* TASK TO CARRY OUT:
Restate the complete material exactly.

* AVAILABLE DATA:
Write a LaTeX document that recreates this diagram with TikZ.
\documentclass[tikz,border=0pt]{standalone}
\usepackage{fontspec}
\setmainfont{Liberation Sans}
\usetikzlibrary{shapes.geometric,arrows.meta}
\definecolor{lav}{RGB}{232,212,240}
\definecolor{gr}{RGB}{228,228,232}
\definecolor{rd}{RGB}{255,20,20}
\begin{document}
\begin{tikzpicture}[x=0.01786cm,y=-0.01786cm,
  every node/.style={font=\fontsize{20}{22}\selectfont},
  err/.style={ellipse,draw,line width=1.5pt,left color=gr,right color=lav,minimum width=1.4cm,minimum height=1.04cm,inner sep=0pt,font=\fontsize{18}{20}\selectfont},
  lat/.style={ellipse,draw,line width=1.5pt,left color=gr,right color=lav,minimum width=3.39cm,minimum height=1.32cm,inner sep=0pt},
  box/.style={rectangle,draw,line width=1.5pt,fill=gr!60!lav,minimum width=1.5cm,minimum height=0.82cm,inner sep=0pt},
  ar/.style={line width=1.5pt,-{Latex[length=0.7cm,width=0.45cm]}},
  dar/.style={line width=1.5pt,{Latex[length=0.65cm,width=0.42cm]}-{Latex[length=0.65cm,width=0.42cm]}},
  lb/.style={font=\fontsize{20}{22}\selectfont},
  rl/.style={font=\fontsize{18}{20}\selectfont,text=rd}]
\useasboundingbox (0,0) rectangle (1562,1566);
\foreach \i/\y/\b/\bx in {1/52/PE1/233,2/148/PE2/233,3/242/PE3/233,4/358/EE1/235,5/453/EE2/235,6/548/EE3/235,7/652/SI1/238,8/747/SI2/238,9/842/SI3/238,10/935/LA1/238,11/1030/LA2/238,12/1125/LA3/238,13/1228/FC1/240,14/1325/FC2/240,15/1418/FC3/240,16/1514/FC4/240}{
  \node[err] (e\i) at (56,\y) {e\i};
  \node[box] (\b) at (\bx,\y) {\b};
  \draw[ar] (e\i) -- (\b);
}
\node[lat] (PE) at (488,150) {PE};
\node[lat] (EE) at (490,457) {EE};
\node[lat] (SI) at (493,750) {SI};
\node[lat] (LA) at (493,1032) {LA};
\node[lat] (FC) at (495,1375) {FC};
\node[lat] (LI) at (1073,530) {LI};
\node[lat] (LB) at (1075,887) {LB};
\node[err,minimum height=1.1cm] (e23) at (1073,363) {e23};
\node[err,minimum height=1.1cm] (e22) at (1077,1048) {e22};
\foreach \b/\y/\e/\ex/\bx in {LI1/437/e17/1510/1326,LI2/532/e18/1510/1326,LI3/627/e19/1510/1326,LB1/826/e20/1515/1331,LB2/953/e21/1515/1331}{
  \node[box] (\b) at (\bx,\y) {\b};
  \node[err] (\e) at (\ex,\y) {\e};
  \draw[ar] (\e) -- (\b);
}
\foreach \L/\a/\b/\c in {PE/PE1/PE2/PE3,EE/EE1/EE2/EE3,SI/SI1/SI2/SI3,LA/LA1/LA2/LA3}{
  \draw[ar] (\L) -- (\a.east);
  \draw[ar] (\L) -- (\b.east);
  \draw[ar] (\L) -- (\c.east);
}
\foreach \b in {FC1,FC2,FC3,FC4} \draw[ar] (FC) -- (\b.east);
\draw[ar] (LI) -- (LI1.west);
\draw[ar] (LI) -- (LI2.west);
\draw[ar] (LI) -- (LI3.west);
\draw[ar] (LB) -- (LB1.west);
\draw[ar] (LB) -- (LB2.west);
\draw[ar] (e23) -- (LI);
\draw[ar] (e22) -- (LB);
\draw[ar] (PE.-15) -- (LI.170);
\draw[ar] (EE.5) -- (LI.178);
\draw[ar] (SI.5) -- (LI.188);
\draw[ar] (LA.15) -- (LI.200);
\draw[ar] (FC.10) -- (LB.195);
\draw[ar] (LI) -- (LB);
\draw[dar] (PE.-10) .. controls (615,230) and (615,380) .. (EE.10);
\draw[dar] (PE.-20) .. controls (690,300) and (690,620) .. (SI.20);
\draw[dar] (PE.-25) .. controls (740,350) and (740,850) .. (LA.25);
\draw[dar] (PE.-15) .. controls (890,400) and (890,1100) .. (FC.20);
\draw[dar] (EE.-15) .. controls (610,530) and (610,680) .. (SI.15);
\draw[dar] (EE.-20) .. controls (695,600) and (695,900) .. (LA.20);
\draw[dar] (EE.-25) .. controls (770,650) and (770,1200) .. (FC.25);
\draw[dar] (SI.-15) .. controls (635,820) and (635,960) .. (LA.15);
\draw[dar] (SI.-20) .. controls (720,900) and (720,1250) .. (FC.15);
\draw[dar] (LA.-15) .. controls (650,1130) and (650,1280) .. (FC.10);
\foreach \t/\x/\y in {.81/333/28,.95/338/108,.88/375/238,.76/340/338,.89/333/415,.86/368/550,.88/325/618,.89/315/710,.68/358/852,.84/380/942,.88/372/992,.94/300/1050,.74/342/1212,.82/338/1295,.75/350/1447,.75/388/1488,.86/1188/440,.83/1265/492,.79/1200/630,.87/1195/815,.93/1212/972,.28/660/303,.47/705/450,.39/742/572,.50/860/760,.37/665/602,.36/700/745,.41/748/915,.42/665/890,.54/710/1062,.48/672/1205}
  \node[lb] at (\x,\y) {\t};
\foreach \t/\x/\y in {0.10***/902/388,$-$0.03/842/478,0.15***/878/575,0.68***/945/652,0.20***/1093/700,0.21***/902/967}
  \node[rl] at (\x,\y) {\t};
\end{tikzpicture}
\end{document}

* RESPONSE TO THIS EXERCISE:
Write a LaTeX document that recreates this diagram with TikZ.
\documentclass[tikz,border=0pt]{standalone}
\usepackage{fontspec}
\setmainfont{Liberation Sans}
\usetikzlibrary{shapes.geometric,arrows.meta}
\definecolor{lav}{RGB}{232,212,240}
\definecolor{gr}{RGB}{228,228,232}
\definecolor{rd}{RGB}{255,20,20}
\begin{document}
\begin{tikzpicture}[x=0.01786cm,y=-0.01786cm,
  every node/.style={font=\fontsize{20}{22}\selectfont},
  err/.style={ellipse,draw,line width=1.5pt,left color=gr,right color=lav,minimum width=1.4cm,minimum height=1.04cm,inner sep=0pt,font=\fontsize{18}{20}\selectfont},
  lat/.style={ellipse,draw,line width=1.5pt,left color=gr,right color=lav,minimum width=3.39cm,minimum height=1.32cm,inner sep=0pt},
  box/.style={rectangle,draw,line width=1.5pt,fill=gr!60!lav,minimum width=1.5cm,minimum height=0.82cm,inner sep=0pt},
  ar/.style={line width=1.5pt,-{Latex[length=0.7cm,width=0.45cm]}},
  dar/.style={line width=1.5pt,{Latex[length=0.65cm,width=0.42cm]}-{Latex[length=0.65cm,width=0.42cm]}},
  lb/.style={font=\fontsize{20}{22}\selectfont},
  rl/.style={font=\fontsize{18}{20}\selectfont,text=rd}]
\useasboundingbox (0,0) rectangle (1562,1566);
\foreach \i/\y/\b/\bx in {1/52/PE1/233,2/148/PE2/233,3/242/PE3/233,4/358/EE1/235,5/453/EE2/235,6/548/EE3/235,7/652/SI1/238,8/747/SI2/238,9/842/SI3/238,10/935/LA1/238,11/1030/LA2/238,12/1125/LA3/238,13/1228/FC1/240,14/1325/FC2/240,15/1418/FC3/240,16/1514/FC4/240}{
  \node[err] (e\i) at (56,\y) {e\i};
  \node[box] (\b) at (\bx,\y) {\b};
  \draw[ar] (e\i) -- (\b);
}
\node[lat] (PE) at (488,150) {PE};
\node[lat] (EE) at (490,457) {EE};
\node[lat] (SI) at (493,750) {SI};
\node[lat] (LA) at (493,1032) {LA};
\node[lat] (FC) at (495,1375) {FC};
\node[lat] (LI) at (1073,530) {LI};
\node[lat] (LB) at (1075,887) {LB};
\node[err,minimum height=1.1cm] (e23) at (1073,363) {e23};
\node[err,minimum height=1.1cm] (e22) at (1077,1048) {e22};
\foreach \b/\y/\e/\ex/\bx in {LI1/437/e17/1510/1326,LI2/532/e18/1510/1326,LI3/627/e19/1510/1326,LB1/826/e20/1515/1331,LB2/953/e21/1515/1331}{
  \node[box] (\b) at (\bx,\y) {\b};
  \node[err] (\e) at (\ex,\y) {\e};
  \draw[ar] (\e) -- (\b);
}
\foreach \L/\a/\b/\c in {PE/PE1/PE2/PE3,EE/EE1/EE2/EE3,SI/SI1/SI2/SI3,LA/LA1/LA2/LA3}{
  \draw[ar] (\L) -- (\a.east);
  \draw[ar] (\L) -- (\b.east);
  \draw[ar] (\L) -- (\c.east);
}
\foreach \b in {FC1,FC2,FC3,FC4} \draw[ar] (FC) -- (\b.east);
\draw[ar] (LI) -- (LI1.west);
\draw[ar] (LI) -- (LI2.west);
\draw[ar] (LI) -- (LI3.west);
\draw[ar] (LB) -- (LB1.west);
\draw[ar] (LB) -- (LB2.west);
\draw[ar] (e23) -- (LI);
\draw[ar] (e22) -- (LB);
\draw[ar] (PE.-15) -- (LI.170);
\draw[ar] (EE.5) -- (LI.178);
\draw[ar] (SI.5) -- (LI.188);
\draw[ar] (LA.15) -- (LI.200);
\draw[ar] (FC.10) -- (LB.195);
\draw[ar] (LI) -- (LB);
\draw[dar] (PE.-10) .. controls (615,230) and (615,380) .. (EE.10);
\draw[dar] (PE.-20) .. controls (690,300) and (690,620) .. (SI.20);
\draw[dar] (PE.-25) .. controls (740,350) and (740,850) .. (LA.25);
\draw[dar] (PE.-15) .. controls (890,400) and (890,1100) .. (FC.20);
\draw[dar] (EE.-15) .. controls (610,530) and (610,680) .. (SI.15);
\draw[dar] (EE.-20) .. controls (695,600) and (695,900) .. (LA.20);
\draw[dar] (EE.-25) .. controls (770,650) and (770,1200) .. (FC.25);
\draw[dar] (SI.-15) .. controls (635,820) and (635,960) .. (LA.15);
\draw[dar] (SI.-20) .. controls (720,900) and (720,1250) .. (FC.15);
\draw[dar] (LA.-15) .. controls (650,1130) and (650,1280) .. (FC.10);
\foreach \t/\x/\y in {.81/333/28,.95/338/108,.88/375/238,.76/340/338,.89/333/415,.86/368/550,.88/325/618,.89/315/710,.68/358/852,.84/380/942,.88/372/992,.94/300/1050,.74/342/1212,.82/338/1295,.75/350/1447,.75/388/1488,.86/1188/440,.83/1265/492,.79/1200/630,.87/1195/815,.93/1212/972,.28/660/303,.47/705/450,.39/742/572,.50/860/760,.37/665/602,.36/700/745,.41/748/915,.42/665/890,.54/710/1062,.48/672/1205}
  \node[lb] at (\x,\y) {\t};
\foreach \t/\x/\y in {0.10***/902/388,$-$0.03/842/478,0.15***/878/575,0.68***/945/652,0.20***/1093/700,0.21***/902/967}
  \node[rl] at (\x,\y) {\t};
\end{tikzpicture}
\end{document}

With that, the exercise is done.